** start **

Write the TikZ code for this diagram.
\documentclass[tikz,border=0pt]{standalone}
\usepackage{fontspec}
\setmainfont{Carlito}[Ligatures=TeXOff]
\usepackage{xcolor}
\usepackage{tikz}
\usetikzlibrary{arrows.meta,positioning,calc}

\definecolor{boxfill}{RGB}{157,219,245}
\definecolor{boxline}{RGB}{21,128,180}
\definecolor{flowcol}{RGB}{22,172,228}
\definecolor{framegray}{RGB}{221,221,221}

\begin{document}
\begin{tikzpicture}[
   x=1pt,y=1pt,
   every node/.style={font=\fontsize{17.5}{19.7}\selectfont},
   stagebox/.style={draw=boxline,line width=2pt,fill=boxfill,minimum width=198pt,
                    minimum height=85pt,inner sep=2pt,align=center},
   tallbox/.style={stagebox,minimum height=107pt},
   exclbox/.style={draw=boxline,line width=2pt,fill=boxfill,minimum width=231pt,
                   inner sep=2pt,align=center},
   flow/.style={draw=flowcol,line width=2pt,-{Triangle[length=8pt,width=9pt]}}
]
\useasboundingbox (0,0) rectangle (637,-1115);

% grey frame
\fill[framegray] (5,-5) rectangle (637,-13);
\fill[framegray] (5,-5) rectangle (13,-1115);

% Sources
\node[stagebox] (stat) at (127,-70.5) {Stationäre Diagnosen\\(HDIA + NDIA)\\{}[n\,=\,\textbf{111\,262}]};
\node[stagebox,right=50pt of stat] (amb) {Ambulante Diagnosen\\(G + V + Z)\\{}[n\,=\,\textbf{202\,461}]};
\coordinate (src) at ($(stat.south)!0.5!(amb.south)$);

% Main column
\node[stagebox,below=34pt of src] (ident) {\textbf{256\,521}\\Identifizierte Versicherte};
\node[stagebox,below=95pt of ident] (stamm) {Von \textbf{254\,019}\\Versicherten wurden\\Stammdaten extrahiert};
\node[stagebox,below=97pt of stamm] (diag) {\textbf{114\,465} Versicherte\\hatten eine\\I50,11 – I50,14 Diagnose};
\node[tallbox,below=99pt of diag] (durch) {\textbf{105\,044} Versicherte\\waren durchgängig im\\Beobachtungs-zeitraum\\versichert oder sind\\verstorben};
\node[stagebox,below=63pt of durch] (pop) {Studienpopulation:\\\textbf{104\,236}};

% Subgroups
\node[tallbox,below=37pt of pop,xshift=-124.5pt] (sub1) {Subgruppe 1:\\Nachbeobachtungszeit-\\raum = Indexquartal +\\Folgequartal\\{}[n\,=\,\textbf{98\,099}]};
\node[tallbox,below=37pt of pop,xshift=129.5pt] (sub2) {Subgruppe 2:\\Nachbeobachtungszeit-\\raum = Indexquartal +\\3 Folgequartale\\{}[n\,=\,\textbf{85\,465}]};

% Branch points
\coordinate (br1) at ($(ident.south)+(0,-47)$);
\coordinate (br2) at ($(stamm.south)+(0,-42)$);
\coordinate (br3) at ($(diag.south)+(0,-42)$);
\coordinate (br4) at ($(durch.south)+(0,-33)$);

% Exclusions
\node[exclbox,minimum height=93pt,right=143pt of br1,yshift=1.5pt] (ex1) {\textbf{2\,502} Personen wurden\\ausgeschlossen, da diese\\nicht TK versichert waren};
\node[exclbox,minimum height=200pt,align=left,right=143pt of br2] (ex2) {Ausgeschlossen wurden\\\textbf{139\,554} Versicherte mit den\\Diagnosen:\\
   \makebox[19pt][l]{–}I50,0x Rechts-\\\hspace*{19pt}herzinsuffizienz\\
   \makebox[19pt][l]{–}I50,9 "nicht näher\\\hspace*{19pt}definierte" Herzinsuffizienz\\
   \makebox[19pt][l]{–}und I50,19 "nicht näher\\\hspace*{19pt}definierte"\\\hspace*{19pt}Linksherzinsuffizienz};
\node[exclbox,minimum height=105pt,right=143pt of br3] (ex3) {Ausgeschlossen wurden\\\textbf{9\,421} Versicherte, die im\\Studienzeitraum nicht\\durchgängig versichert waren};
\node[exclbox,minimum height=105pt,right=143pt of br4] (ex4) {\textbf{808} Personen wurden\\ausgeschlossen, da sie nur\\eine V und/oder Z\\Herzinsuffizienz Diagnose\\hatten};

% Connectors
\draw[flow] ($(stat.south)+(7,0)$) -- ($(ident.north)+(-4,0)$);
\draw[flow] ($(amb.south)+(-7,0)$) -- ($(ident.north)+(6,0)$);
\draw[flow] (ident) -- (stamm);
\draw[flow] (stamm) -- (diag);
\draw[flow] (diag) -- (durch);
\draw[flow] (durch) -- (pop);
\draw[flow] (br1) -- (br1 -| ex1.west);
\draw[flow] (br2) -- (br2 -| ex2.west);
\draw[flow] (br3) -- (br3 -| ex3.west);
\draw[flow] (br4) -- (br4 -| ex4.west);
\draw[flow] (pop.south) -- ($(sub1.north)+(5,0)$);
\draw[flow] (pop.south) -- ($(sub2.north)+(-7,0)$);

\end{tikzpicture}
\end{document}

** end **

Problem description:
Extract exactly the leading lines of the data, stopping at and including the line with "(0,0) rectangle (637,-1115);".

Correct response:
Write the TikZ code for this diagram.
\documentclass[tikz,border=0pt]{standalone}
\usepackage{fontspec}
\setmainfont{Carlito}[Ligatures=TeXOff]
\usepackage{xcolor}
\usepackage{tikz}
\usetikzlibrary{arrows.meta,positioning,calc}

\definecolor{boxfill}{RGB}{157,219,245}
\definecolor{boxline}{RGB}{21,128,180}
\definecolor{flowcol}{RGB}{22,172,228}
\definecolor{framegray}{RGB}{221,221,221}

\begin{document}
\begin{tikzpicture}[
   x=1pt,y=1pt,
   every node/.style={font=\fontsize{17.5}{19.7}\selectfont},
   stagebox/.style={draw=boxline,line width=2pt,fill=boxfill,minimum width=198pt,
                    minimum height=85pt,inner sep=2pt,align=center},
   tallbox/.style={stagebox,minimum height=107pt},
   exclbox/.style={draw=boxline,line width=2pt,fill=boxfill,minimum width=231pt,
                   inner sep=2pt,align=center},
   flow/.style={draw=flowcol,line width=2pt,-{Triangle[length=8pt,width=9pt]}}
]
\useasboundingbox (0,0) rectangle (637,-1115);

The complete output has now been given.